“At which day and place diverse of the Town and Parish of Kirkham appeared about the ordering of a schole master thereof for the time to come. At their request it is therefore ordered that the whole parish, or as many as shall appear at some day prefixed, after public notice given the Sunday before, shall elect six or nine lawful and honest men feofees for that purpose, whereof a third part to be chosen by the towne of Kirkham, and the two other parts by the parishioners generally, of which feofees Isabell Wilding’s (late Birley) husband and her heirs, because she gave £30 to the schole maister, shall be one.
“Johannes Cestrensis. Edwᵈ Russell.”
The command of the bishop to call a public meeting was carried out, and in answer to the summons, read in church as directed, only seven persons presented themselves in “the parlour of Mr. Brown the curate,” viz., Sir Cuthbert Clifton, knt., Mr. Thomas Westby, Mr. Thomas Hesketh, Mr. Langtree, Mr. John Parker, gentleman, and of the parishioners, “not one man saving Richard Harrison of Freckleton, and John Wilding of Kirkham; and then and there the gentlemen elected themselves feofees, as also they elected Mr. Edward Fleetwood, the vicar.”[167]

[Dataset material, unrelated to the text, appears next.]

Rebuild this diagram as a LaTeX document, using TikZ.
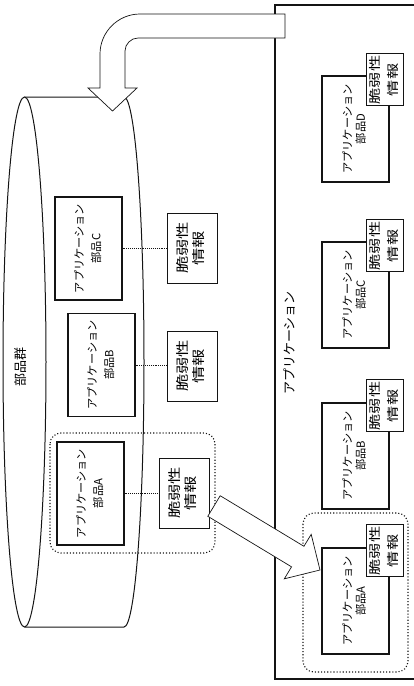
\documentclass[tikz,border=0pt]{standalone}
\usepackage{fontspec}
\newfontfamily\jpfont{Noto Sans CJK JP}
\usepackage{tikz}
\usetikzlibrary{calc}
\definecolor{ink}{RGB}{20,20,20}
\tikzset{
  part/.style={draw=ink,line width=1.1pt,fill=white,minimum width=67pt,minimum height=103pt,
    inner sep=0pt,font=\jpfont\fontsize{11.2}{17}\selectfont},
  rpart/.style={part,minimum height=106pt,font=\jpfont\fontsize{11.2}{12.5}\selectfont},
  vuln/.style={draw=ink,line width=0.9pt,fill=white,minimum width=50pt,minimum height=70pt,
    inner sep=0pt,font=\jpfont\fontsize{13}{16}\selectfont},
  rvuln/.style={vuln,minimum width=37pt,minimum height=52pt,font=\jpfont\fontsize{12}{18}\selectfont},
  link/.style={draw=ink,densely dotted,line width=0.9pt},
  grp/.style={draw=ink,dotted,line width=1.1pt,rounded corners=11pt},
  fat/.style={draw=ink,line width=0.7pt,fill=white},
  lbl/.style={inner sep=0pt,font=\jpfont\fontsize{13}{15}\selectfont},
}
\newcommand{\vtext}[2][1]{\rotatebox{90}{\scalebox{#1}[1]{\begin{tabular}{@{}c@{}}#2\end{tabular}}}}

\begin{document}
\begin{tikzpicture}[x=1pt,y=-1pt]
\useasboundingbox (0,0) rectangle (413,686);
\draw[ink,line width=1pt] (24.5,362) ellipse [x radius=21.5pt,y radius=265pt];
\draw[ink,line width=1pt] (24.5,97) -- (124,97) arc[start angle=90,end angle=-90,x radius=20pt,y radius=265pt] -- (24.5,627);
\node[lbl] (grpname) at (22,367) {\vtext{部品群}};
\draw[grp] (50,433) rectangle (215,553);
\node[part] (pC) at (88.5,248.5) {\vtext{アプリケーション\\部品C}};
\node[part] (pB) at (101.5,365) {\vtext{アプリケーション\\部品B}};
\node[part] (pA) at (90.5,493.5) {\vtext{アプリケーション\\部品A}};
\node[vuln] (vC) at (192,248) {\vtext[1.33]{脆弱性\\情報}};
\node[vuln] (vB) at (192,366) {\vtext[1.33]{脆弱性\\情報}};
\node[vuln] (vA) at (184,493) {\vtext[1.33]{脆弱性\\情報}};
\draw[link] (pC.east) -- (pC.east -| vC.west);
\draw[link] (pB.east) -- (pB.east -| vB.west);
\draw[link] (pA.east) -- (pA.east -| vA.west);
\draw[ink,line width=1.2pt] (414,5) -- (275,5) -- (275,679) -- (414,679);
\node[lbl] (appname) at (291,343) {\vtext{アプリケーション}};
\draw[grp] (303,513) rectangle (408,672);
\node[rpart] (rD) at (355.5,129) {\vtext{アプリケーション\\部品D}};
\node[rpart] (rC) at (355.5,295) {\vtext{アプリケーション\\部品C}};
\node[rpart] (rB) at (355.5,456) {\vtext{アプリケーション\\部品B}};
\node[rpart] (rA) at (355.5,601) {\vtext{アプリケーション\\部品A}};
\node[rvuln,anchor=north east] (rvD) at ($(rD.north east)+(14,-22)$) {\vtext[1.35]{脆弱性\\情報}};
\node[rvuln,anchor=north east] (rvC) at ($(rC.north east)+(14,-22)$) {\vtext[1.35]{脆弱性\\情報}};
\node[rvuln,anchor=north east] (rvB) at ($(rB.north east)+(14,-23)$) {\vtext[1.35]{脆弱性\\情報}};
\node[rvuln,anchor=north east] (rvA) at ($(rA.north east)+(14,-23)$) {\vtext[1.35]{脆弱性\\情報}};
\draw[fat] (285,38) -- (285,14) -- (140,14) .. controls (118,14) and (100,32) .. (100,54)
  -- (100,88) -- (88,88) -- (112.5,111) -- (137,88) -- (125,88) -- (125,51)
  .. controls (125,44) and (131,38) .. (138,38) -- cycle;
\coordinate (aT) at (214,506);
\coordinate (aP) at (320,570);
\coordinate (aH) at ($(aP)!26pt!(aT)$);
\draw[fat] ($(aT)!12pt!90:(aP)$) -- ($(aH)!12pt!90:(aP)$) -- ($(aH)!26pt!90:(aP)$) -- (aP)
  -- ($(aH)!26pt!-90:(aP)$) -- ($(aH)!12pt!-90:(aP)$) -- ($(aT)!12pt!-90:(aP)$) -- cycle;
\end{tikzpicture}
\end{document}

After the death of John Wilding in 1634, as his widow, Isabell, found herself growing more infirm, she waited on the feofees with the intention of supplementing her original donation of £30 with an additional one of equal value, if she found them “favourable to her in something she willed of them, whereas Mr. Clifton gave her harsh words and such as sent her home with much discontent and passion.” When she died in 1637, it was discovered, as the manuscript from which we have been quoting informs us, that she had “left the £30 by will to buy land with, and the yearly rent to be divided to the poor of the town and parish of Kirkham.”
During the struggles between king and parliament, the school was closed for several years, and re-opened with fresh governors or feofees. At that epoch the inhabitants were kept in a state of constant excitement and alarm by visits from either the royal or parliamentary forces, but fortunately no collision ever took place in the neighbourhood.[168]
By the will, dated 1655, of Henry Colborne, of London, a native of Kirkham, his trustees were requested to purchase the lease of the rectory of this town, and invest the profits, with the exception of £100 per annum, for sixteen years, in lands for the benefit of schools; the purchases were to be settled on the Drapers’ Company of London. In 1673, £69 10s. was obtained for the school, being the rent of lands bought in the metropolis by the Colborne trustees, £45 of which sum had to be paid to the head master, who was required to be “a university man, and obliged to preach once a month at least in the parish church or in some of the chapels;” £16 16s. of the remainder was apportioned to the second master; and £8 to provide an usher.[169]
In 1673 it was decreed by the Court of Chancery that the expense and duty of preserving the school-house in proper repair should devolve upon the township of Kirkham, whilst the election of masters should rest exclusively with the Drapers’ Company.[170]
In that year also lands, etc., at Nether Methop in Westmoreland to the value of £530 were purchased, according to the directions of the will of the Rev. James Barker, rector of Thrandeston, Suffolk, which required his executors to buy lands sufficient to yield an annual rent of £30, and to settle such property on ten trustees, elected by the bailiffs and principal burgesses of Kirkham; the trustees were ordered to apply the rental to the following uses:—£10 yearly to the schoolmaster; £12 yearly in half-yearly instalments, as an “exhibition or allowance to such poor scholer of the towne as shall then be admitted to the university,” such exhibition to be open to any pupil born in Kirkham and educated at the school, and in case no scholar was ready and fitted to take advantage of it the sum was to be used in binding out poor apprentices; £5 for the purpose of binding apprentices; and the remainder to be expended in defraying the cost of an annual dinner for the trustees when they met to “enquire concerning the demeanure of the scholler at the univerty,” in whose case it was appointed that if they should find him “to be riotously given, or disordered and debauched, they should withdraw the exhibition.”
In 1701, the Drapers’ Company issued the following order touching the admission of girls to the benefits of the charity:— “From henceforth no female sex shall have any conversation, or be taught, or partake of any manner of learning whatsoever in the free school at Kirkham, any former custom to the contrary notwithstanding.”